SHORT EXERCISE:
Go through the material below and copy each line where the word "that" appears.

______

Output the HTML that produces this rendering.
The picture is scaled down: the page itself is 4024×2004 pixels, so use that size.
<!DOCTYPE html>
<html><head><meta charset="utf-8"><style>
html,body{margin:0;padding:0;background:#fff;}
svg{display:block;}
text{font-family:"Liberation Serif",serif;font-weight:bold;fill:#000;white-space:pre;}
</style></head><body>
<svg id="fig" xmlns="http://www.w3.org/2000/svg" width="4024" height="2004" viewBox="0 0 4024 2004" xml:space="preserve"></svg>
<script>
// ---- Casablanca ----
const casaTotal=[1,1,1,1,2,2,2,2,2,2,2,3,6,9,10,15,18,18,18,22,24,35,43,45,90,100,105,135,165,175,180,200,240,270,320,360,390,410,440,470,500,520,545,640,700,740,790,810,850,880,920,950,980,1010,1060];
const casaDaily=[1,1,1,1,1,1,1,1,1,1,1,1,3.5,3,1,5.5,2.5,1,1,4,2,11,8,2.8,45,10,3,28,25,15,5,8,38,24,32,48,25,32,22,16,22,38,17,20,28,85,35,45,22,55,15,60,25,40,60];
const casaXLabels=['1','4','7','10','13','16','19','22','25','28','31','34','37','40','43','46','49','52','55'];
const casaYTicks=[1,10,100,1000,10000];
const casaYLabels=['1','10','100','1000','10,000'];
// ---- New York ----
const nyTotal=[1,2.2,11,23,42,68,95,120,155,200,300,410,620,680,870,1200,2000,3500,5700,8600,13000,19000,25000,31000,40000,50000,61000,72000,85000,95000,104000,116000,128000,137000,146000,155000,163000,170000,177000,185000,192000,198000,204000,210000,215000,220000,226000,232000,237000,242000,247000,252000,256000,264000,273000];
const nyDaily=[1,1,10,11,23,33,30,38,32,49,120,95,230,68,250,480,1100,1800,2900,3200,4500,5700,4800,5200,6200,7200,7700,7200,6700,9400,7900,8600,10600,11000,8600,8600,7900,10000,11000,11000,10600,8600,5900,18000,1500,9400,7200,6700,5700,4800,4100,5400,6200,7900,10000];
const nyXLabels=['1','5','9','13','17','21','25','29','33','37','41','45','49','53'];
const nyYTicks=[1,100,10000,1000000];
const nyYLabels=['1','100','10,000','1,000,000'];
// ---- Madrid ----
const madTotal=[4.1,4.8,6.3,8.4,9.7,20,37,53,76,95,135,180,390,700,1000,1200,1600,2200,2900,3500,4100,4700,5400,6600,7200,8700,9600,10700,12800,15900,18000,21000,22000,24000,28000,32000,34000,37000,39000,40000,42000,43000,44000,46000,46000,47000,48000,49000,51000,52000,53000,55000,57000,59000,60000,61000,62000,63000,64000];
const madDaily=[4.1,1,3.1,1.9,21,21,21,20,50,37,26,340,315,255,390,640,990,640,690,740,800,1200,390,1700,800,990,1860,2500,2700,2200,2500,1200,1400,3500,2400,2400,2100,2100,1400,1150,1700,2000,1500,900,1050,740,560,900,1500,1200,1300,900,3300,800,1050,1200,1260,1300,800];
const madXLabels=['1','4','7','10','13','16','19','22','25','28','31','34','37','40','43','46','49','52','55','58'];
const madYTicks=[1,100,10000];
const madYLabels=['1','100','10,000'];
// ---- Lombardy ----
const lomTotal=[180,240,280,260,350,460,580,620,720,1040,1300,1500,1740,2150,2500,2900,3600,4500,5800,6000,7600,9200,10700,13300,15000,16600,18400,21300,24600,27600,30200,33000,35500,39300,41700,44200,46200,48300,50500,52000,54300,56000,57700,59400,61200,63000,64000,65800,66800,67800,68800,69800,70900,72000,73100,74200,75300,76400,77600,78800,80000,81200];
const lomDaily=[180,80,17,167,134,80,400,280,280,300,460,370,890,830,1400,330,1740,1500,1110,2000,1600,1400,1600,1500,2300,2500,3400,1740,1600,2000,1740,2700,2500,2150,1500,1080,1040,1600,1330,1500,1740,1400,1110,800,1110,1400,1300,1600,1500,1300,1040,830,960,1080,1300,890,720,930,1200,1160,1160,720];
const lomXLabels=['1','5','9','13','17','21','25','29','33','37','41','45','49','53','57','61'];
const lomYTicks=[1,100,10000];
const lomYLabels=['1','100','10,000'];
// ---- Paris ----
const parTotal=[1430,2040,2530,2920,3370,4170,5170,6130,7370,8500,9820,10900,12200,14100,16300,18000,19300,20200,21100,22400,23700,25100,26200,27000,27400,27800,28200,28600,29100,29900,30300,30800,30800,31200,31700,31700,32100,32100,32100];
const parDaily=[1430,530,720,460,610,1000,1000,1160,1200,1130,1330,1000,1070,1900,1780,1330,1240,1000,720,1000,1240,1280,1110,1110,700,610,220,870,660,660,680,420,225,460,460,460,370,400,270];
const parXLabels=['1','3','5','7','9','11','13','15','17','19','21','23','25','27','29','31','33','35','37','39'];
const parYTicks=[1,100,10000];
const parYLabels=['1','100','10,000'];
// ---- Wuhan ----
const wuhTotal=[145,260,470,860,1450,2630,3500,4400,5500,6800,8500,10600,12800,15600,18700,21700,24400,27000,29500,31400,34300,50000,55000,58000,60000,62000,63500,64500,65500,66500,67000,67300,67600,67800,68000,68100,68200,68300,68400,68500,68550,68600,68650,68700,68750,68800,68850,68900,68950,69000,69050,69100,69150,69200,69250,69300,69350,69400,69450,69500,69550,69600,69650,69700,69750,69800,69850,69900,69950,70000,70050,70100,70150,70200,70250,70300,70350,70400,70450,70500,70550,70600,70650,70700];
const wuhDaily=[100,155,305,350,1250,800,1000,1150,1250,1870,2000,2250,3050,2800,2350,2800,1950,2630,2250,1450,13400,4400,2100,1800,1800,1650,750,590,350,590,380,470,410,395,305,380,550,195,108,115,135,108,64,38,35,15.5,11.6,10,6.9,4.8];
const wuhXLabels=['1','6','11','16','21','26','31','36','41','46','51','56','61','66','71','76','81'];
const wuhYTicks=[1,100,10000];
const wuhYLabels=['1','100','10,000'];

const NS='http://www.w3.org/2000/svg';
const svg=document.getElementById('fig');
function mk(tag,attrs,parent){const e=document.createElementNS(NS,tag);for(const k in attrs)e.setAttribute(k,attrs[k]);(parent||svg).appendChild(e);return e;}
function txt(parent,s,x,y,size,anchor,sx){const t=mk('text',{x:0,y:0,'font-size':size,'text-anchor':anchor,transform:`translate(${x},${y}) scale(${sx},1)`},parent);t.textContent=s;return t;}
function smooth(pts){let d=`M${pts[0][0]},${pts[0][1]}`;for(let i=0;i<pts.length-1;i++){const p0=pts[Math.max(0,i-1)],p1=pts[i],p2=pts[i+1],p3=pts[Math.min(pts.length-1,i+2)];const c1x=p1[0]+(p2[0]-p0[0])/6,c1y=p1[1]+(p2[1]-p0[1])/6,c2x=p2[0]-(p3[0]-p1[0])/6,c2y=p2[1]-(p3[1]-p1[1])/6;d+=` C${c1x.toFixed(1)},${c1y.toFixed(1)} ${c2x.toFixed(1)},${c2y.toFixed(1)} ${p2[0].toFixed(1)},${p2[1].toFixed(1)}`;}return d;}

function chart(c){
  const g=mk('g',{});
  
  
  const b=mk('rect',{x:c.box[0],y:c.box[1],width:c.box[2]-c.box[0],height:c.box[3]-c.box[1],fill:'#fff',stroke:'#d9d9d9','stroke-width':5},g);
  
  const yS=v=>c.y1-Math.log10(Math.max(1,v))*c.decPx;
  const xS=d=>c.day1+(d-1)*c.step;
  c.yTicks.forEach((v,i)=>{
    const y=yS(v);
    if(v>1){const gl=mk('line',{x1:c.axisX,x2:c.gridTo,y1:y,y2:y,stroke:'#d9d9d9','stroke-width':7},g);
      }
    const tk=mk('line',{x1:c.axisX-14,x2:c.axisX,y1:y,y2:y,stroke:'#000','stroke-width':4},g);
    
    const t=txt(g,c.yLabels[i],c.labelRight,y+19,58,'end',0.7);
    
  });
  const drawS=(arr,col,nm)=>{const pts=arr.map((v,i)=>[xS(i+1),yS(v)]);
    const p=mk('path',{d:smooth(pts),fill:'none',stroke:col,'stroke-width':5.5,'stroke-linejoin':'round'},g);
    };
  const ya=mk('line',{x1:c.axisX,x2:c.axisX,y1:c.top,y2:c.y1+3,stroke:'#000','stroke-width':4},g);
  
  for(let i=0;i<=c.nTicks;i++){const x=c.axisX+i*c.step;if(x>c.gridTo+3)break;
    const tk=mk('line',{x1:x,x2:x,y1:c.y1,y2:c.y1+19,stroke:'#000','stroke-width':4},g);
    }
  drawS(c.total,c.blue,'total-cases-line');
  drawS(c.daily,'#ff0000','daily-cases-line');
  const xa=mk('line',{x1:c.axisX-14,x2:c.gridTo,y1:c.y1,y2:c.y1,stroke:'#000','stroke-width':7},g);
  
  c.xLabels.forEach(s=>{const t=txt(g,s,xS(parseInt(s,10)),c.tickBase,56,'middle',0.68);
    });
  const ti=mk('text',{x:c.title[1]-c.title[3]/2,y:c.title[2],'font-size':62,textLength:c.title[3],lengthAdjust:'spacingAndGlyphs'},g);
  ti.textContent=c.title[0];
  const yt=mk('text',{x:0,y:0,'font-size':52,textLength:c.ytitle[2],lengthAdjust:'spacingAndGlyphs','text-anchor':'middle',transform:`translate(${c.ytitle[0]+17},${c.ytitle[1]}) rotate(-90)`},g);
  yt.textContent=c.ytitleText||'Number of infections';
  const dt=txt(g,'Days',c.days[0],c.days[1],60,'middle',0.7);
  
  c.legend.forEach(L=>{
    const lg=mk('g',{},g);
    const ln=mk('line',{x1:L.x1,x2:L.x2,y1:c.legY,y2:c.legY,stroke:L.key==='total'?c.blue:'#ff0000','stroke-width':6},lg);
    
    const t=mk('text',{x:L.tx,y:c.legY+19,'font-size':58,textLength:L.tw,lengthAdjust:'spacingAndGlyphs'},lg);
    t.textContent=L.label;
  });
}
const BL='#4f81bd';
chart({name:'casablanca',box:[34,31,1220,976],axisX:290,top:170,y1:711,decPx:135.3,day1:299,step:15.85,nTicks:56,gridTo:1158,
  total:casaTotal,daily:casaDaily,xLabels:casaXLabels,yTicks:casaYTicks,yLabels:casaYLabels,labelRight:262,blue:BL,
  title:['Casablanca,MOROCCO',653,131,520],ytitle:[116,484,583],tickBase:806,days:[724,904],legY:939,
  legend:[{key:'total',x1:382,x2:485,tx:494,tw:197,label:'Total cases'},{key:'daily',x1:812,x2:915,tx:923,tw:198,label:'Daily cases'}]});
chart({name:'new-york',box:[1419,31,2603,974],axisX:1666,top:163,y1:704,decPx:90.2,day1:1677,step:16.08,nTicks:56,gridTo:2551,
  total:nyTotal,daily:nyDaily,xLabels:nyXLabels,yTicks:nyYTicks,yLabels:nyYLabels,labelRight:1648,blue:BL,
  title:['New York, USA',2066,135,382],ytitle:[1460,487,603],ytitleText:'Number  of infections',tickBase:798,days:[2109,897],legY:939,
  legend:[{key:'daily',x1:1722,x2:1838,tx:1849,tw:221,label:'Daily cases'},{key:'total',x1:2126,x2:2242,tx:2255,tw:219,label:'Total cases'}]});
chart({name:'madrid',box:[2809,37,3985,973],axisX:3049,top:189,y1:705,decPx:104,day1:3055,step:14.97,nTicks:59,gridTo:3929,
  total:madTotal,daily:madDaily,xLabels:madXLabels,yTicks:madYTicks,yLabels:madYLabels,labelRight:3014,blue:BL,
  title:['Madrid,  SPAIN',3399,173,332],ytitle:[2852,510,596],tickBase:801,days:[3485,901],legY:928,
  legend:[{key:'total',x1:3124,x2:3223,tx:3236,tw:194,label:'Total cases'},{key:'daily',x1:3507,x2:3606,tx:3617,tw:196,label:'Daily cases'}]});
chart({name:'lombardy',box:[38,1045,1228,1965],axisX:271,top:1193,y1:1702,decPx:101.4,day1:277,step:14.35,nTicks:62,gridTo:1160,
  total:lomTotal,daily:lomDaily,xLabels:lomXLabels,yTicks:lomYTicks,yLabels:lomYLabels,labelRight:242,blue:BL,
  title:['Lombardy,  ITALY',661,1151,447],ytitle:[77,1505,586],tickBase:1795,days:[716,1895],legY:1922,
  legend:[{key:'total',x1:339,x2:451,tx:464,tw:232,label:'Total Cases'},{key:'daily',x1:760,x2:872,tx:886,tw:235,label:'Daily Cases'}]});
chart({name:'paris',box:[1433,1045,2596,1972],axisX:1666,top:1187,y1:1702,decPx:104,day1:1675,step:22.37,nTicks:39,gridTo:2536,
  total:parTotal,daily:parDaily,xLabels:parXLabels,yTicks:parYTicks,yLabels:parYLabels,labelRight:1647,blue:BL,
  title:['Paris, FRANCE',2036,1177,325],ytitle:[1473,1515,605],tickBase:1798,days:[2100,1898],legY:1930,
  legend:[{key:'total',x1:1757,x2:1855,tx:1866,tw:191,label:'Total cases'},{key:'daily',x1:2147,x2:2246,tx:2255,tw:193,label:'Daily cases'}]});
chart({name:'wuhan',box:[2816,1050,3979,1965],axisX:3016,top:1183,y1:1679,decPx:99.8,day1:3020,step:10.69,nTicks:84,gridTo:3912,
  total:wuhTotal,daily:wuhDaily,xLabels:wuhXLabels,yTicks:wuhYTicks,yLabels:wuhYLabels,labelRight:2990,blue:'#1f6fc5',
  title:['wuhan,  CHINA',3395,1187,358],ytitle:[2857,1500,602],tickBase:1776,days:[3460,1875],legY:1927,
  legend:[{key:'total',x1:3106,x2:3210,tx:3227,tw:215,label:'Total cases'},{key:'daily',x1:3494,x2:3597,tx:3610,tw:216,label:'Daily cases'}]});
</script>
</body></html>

______

SOLVED EXERCISE:
Output the HTML that produces this rendering.
The picture is scaled down: the page itself is 4024×2004 pixels, so use that size.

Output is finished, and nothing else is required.